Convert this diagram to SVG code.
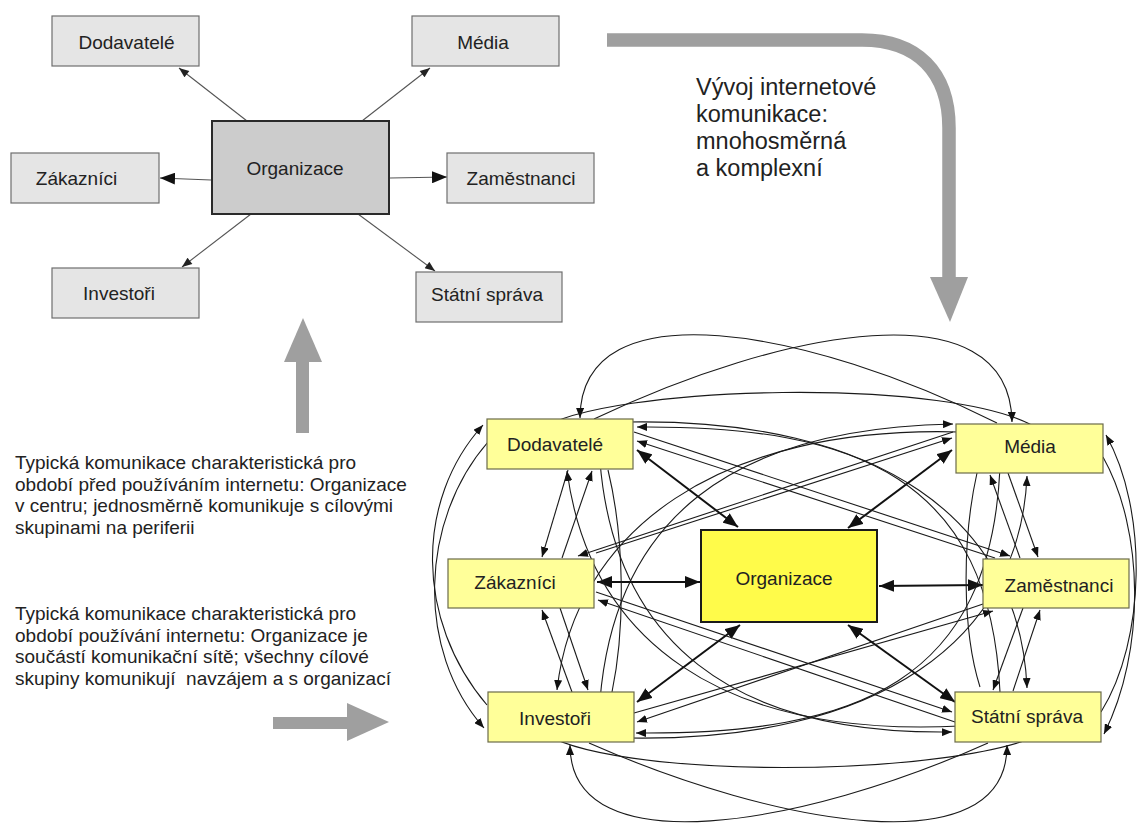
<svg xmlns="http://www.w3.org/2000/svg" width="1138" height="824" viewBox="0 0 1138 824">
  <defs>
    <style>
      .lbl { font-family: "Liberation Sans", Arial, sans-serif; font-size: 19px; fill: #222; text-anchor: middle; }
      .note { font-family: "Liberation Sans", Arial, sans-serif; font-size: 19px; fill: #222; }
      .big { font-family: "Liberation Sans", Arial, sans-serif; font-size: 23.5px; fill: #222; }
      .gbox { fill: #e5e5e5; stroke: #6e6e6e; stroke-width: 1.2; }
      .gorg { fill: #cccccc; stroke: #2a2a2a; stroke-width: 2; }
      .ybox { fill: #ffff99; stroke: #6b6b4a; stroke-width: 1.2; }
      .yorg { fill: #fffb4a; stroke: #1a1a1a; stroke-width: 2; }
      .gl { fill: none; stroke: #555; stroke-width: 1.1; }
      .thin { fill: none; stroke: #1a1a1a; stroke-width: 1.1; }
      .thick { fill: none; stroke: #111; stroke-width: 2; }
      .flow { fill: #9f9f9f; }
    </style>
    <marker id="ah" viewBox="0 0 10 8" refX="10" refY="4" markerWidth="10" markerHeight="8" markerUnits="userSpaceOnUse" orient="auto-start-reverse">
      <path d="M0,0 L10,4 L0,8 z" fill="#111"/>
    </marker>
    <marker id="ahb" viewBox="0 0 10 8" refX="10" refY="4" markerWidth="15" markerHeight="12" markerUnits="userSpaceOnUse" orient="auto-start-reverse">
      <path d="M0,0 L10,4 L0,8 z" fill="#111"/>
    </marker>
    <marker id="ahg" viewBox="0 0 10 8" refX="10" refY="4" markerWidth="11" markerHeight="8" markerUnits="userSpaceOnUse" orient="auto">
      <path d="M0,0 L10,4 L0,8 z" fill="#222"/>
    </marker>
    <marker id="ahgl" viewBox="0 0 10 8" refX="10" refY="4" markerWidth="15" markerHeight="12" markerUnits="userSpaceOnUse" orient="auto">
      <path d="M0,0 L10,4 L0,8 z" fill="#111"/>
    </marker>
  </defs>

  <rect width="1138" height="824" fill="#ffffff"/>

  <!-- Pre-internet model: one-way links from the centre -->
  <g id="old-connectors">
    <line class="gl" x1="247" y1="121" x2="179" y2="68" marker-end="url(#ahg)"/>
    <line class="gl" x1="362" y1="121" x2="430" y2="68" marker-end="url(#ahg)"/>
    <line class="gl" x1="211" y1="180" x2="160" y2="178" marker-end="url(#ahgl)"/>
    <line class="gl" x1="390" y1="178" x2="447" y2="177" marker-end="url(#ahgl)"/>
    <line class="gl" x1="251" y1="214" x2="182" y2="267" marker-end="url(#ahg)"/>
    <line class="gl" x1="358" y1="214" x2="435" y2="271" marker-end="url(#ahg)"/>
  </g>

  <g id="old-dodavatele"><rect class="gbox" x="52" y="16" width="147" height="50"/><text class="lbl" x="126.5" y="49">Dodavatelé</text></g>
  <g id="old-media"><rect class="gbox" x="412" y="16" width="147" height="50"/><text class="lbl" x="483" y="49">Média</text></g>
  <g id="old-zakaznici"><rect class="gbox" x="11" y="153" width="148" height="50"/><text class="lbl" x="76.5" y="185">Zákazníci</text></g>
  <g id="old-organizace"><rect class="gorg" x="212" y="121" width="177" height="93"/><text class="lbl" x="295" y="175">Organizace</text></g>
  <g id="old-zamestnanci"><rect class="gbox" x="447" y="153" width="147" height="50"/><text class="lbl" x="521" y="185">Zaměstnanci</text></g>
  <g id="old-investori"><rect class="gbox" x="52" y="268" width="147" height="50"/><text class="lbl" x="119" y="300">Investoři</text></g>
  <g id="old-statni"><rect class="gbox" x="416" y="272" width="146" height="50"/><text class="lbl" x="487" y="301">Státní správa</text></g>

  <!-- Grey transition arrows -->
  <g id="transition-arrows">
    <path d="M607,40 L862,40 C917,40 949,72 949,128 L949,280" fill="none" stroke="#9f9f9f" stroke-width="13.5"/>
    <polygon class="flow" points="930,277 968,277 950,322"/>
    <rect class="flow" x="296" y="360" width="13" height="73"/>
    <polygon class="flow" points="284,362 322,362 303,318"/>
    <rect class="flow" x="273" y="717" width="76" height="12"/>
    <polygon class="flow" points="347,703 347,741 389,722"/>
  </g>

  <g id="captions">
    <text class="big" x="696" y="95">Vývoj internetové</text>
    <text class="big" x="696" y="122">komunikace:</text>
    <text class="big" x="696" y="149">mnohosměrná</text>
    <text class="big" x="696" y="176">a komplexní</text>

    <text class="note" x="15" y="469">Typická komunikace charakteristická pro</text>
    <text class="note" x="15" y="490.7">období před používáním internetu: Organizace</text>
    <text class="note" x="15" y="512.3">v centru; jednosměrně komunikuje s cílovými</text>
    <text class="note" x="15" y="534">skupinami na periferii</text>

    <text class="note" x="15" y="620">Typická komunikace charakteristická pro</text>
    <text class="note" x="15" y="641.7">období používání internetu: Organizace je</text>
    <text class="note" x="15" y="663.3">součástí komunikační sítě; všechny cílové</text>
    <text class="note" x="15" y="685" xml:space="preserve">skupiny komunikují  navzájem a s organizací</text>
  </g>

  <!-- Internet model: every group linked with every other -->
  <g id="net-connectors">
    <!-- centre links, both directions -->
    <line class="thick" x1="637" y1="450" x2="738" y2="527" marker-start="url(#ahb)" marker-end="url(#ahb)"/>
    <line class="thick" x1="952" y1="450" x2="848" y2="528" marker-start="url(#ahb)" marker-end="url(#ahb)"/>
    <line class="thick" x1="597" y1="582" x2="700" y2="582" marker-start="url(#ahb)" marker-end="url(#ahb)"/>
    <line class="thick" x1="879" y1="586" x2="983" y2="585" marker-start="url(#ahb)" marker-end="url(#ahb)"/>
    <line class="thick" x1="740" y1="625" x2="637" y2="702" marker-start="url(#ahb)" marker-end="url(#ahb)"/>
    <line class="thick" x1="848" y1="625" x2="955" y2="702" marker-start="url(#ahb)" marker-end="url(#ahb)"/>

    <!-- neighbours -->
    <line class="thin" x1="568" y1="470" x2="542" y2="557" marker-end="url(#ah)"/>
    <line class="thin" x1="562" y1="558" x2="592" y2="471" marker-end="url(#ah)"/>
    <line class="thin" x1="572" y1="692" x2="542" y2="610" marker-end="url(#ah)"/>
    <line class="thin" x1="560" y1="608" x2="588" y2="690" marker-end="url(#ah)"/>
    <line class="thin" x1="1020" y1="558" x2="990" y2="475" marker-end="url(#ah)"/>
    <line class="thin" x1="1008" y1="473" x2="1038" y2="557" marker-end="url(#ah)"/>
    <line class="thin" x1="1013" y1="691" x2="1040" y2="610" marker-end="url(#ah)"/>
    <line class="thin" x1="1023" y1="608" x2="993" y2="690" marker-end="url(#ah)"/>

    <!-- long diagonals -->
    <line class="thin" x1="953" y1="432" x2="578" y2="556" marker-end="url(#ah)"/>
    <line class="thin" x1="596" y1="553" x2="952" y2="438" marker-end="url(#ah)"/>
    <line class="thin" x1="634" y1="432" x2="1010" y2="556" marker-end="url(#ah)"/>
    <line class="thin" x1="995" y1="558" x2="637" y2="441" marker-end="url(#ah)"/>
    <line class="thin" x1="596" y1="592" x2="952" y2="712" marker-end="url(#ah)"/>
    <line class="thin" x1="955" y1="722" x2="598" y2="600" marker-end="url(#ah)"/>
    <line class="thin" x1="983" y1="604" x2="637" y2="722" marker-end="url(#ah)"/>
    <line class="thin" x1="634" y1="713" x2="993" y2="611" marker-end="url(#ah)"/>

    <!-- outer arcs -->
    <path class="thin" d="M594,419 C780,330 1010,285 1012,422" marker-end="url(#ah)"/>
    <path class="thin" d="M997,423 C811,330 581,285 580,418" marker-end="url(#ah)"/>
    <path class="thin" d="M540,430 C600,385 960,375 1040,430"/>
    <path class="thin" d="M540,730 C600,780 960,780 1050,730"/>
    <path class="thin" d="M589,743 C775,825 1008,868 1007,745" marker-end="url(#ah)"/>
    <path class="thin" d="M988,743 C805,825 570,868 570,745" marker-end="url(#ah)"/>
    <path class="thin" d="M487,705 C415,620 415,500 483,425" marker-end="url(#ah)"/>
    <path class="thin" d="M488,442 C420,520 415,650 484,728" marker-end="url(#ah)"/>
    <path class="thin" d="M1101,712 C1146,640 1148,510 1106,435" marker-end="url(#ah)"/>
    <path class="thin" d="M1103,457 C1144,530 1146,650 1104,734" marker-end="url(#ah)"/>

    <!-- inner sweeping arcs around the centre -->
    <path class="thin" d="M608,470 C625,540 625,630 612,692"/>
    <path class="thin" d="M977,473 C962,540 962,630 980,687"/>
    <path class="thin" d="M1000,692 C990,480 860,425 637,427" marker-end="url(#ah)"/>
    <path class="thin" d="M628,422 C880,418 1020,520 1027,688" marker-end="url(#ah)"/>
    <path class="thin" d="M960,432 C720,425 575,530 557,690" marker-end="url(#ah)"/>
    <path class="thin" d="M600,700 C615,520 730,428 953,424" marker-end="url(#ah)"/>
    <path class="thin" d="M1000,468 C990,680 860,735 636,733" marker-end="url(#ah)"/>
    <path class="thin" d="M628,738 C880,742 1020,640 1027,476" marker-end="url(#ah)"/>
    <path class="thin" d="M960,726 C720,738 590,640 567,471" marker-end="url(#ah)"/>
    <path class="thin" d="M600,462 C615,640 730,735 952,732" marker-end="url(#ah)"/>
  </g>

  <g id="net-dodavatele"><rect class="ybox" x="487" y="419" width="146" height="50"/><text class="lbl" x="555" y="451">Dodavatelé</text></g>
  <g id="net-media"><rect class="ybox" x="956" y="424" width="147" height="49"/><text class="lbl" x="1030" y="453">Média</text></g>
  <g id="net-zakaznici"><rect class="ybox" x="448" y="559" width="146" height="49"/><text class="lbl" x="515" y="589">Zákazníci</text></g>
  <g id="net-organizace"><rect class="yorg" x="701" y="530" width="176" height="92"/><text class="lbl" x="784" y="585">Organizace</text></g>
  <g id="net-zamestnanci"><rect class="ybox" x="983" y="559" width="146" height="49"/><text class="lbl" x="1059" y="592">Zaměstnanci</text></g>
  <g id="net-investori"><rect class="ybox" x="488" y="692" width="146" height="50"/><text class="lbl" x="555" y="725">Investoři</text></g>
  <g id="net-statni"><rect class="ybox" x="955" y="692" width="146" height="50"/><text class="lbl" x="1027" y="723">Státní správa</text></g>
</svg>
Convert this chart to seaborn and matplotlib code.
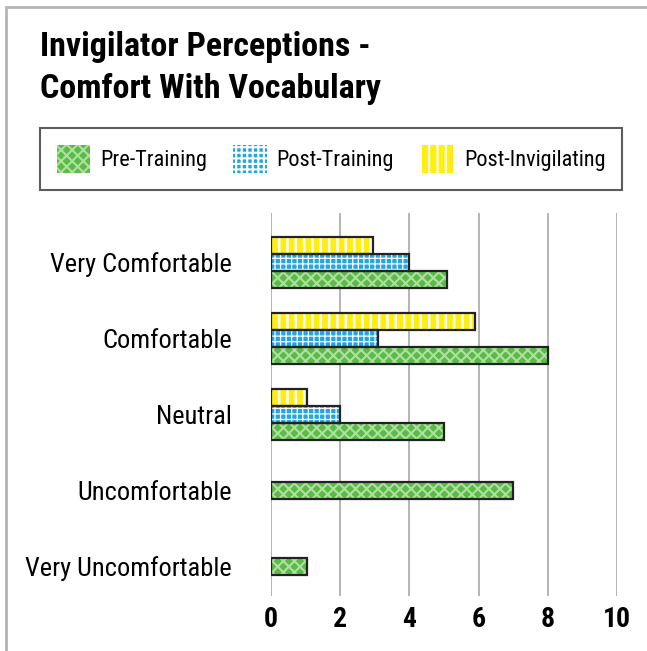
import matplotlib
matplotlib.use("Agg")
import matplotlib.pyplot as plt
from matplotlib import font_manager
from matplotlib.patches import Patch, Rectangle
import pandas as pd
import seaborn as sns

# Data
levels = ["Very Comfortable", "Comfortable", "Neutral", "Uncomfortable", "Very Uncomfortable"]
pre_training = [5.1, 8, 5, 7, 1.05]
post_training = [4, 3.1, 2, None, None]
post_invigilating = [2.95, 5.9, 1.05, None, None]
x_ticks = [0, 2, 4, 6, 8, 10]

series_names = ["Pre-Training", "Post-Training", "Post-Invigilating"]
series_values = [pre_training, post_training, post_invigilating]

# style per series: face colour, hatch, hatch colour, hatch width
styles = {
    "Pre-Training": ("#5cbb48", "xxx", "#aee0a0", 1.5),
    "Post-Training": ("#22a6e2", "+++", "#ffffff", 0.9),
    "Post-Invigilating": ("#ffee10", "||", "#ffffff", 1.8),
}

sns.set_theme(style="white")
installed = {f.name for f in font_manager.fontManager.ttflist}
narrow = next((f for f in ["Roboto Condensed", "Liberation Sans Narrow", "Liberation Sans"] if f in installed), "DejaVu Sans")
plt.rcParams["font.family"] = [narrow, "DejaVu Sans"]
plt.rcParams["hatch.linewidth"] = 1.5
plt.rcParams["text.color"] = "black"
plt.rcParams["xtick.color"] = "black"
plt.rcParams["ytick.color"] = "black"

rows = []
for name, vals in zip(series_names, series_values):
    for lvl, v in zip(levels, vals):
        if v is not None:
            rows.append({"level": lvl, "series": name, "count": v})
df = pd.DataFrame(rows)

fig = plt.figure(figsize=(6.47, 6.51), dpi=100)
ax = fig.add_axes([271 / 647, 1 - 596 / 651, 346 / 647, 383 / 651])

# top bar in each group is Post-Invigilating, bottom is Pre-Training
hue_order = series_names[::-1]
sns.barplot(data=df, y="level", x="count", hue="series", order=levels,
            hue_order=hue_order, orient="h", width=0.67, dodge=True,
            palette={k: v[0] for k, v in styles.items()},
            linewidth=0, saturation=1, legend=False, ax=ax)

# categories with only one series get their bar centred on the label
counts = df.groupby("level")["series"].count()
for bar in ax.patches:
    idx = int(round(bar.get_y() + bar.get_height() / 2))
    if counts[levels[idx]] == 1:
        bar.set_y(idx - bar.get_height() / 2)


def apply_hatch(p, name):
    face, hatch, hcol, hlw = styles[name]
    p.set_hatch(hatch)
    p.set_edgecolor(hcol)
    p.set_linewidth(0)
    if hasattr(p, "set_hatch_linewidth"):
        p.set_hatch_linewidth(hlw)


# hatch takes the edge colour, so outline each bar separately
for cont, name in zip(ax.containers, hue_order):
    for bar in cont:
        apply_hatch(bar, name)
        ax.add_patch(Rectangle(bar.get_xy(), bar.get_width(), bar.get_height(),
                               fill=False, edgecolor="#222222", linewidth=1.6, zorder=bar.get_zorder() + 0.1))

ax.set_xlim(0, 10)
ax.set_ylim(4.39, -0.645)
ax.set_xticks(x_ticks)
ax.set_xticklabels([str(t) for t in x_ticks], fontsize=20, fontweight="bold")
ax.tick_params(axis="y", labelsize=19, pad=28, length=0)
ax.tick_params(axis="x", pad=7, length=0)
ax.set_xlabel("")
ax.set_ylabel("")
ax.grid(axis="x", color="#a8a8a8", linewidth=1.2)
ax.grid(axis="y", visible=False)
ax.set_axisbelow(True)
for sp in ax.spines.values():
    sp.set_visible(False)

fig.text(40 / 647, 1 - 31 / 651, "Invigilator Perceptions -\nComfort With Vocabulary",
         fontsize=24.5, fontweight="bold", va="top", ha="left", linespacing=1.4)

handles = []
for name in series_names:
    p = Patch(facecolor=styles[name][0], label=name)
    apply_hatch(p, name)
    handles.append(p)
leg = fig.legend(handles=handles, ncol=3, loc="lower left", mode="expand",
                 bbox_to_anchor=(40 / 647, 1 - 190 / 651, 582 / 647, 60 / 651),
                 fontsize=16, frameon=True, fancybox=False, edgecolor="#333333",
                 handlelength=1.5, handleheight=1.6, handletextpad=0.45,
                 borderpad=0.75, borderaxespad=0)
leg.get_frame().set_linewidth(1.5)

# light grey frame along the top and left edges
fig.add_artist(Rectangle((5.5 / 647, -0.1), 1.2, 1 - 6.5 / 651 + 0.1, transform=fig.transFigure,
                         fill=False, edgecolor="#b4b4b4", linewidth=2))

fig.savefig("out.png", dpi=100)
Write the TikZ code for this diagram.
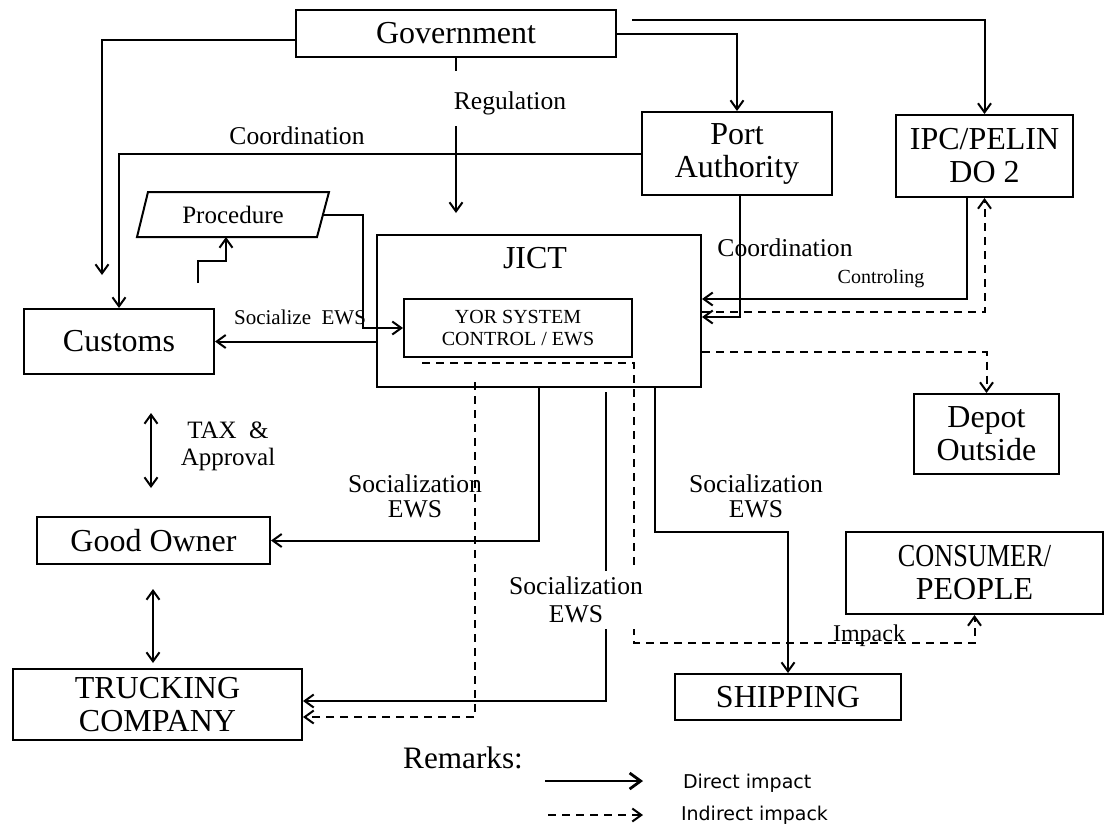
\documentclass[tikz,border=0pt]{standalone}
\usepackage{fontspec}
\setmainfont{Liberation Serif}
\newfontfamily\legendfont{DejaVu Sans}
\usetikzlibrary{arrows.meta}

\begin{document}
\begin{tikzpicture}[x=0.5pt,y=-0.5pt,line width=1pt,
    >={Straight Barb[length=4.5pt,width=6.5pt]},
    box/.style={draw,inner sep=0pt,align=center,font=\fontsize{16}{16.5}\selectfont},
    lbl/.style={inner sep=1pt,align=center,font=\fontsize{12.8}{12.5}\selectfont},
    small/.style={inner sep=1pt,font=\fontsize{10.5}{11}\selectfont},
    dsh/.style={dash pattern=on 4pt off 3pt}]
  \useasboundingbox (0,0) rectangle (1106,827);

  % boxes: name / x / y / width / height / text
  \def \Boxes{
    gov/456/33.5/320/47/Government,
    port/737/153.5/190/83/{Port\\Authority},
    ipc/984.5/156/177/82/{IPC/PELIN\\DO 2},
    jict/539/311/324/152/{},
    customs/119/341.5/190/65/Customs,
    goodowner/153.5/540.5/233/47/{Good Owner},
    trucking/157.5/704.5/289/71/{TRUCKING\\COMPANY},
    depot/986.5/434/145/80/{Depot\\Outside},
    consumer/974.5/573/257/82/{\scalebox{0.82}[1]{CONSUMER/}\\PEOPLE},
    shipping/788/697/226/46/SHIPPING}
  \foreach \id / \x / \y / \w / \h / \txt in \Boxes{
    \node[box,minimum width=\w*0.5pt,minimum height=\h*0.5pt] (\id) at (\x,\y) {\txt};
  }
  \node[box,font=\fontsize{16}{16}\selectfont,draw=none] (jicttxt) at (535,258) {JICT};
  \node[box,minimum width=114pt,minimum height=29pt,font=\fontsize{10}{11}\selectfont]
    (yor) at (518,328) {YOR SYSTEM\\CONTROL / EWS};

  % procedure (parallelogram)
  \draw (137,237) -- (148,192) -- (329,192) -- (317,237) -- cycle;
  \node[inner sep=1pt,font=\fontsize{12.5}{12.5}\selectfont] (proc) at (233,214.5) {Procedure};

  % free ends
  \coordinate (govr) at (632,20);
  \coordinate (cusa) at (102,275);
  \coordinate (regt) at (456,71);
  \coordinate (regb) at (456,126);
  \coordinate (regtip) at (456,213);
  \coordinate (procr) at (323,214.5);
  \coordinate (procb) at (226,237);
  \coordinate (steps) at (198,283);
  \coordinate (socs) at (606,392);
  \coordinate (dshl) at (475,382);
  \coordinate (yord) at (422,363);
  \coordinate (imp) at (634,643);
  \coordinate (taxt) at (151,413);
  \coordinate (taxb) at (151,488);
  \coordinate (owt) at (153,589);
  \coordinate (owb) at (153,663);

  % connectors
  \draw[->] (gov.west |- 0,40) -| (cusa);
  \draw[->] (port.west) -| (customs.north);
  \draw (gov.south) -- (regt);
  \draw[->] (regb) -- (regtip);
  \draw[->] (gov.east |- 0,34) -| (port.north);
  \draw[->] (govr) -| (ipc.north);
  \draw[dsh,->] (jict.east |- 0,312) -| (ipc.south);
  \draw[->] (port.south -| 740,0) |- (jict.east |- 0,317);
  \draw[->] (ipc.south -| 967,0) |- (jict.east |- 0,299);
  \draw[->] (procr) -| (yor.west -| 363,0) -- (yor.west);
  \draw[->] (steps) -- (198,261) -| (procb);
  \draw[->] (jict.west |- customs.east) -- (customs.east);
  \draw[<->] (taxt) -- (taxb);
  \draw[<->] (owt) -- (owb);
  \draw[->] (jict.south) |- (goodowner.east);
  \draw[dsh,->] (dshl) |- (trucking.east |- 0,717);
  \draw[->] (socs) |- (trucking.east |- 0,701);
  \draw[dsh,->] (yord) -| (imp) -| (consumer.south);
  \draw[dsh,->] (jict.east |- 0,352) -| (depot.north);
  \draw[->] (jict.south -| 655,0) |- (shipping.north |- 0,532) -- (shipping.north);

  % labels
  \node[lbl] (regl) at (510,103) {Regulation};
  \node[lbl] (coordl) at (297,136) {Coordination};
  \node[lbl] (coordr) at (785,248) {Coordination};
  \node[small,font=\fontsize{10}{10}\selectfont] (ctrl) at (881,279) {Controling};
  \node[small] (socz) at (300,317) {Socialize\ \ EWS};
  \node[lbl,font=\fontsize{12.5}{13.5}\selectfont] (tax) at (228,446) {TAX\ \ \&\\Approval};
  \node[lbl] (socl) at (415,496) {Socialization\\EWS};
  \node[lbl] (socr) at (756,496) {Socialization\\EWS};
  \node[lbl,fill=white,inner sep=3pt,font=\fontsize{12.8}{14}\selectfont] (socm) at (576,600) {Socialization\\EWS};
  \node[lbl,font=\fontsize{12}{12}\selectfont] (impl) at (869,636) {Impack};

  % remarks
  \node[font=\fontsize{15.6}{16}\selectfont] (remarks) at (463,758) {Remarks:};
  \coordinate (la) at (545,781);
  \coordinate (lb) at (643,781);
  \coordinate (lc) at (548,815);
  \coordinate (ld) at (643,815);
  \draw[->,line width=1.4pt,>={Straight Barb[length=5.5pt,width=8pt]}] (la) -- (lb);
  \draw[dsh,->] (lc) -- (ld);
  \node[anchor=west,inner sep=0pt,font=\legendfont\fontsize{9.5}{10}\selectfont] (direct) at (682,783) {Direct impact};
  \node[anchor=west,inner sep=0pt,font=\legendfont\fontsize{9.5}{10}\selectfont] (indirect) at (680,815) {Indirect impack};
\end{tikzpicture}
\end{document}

════════════════════

Task objective:
In the records above, collect each line with "matplotlib".

Expected answer:
Convert this chart to seaborn and matplotlib code.
import matplotlib
matplotlib.use("Agg")
import matplotlib.pyplot as plt
from matplotlib import font_manager
from matplotlib.patches import Patch, Rectangle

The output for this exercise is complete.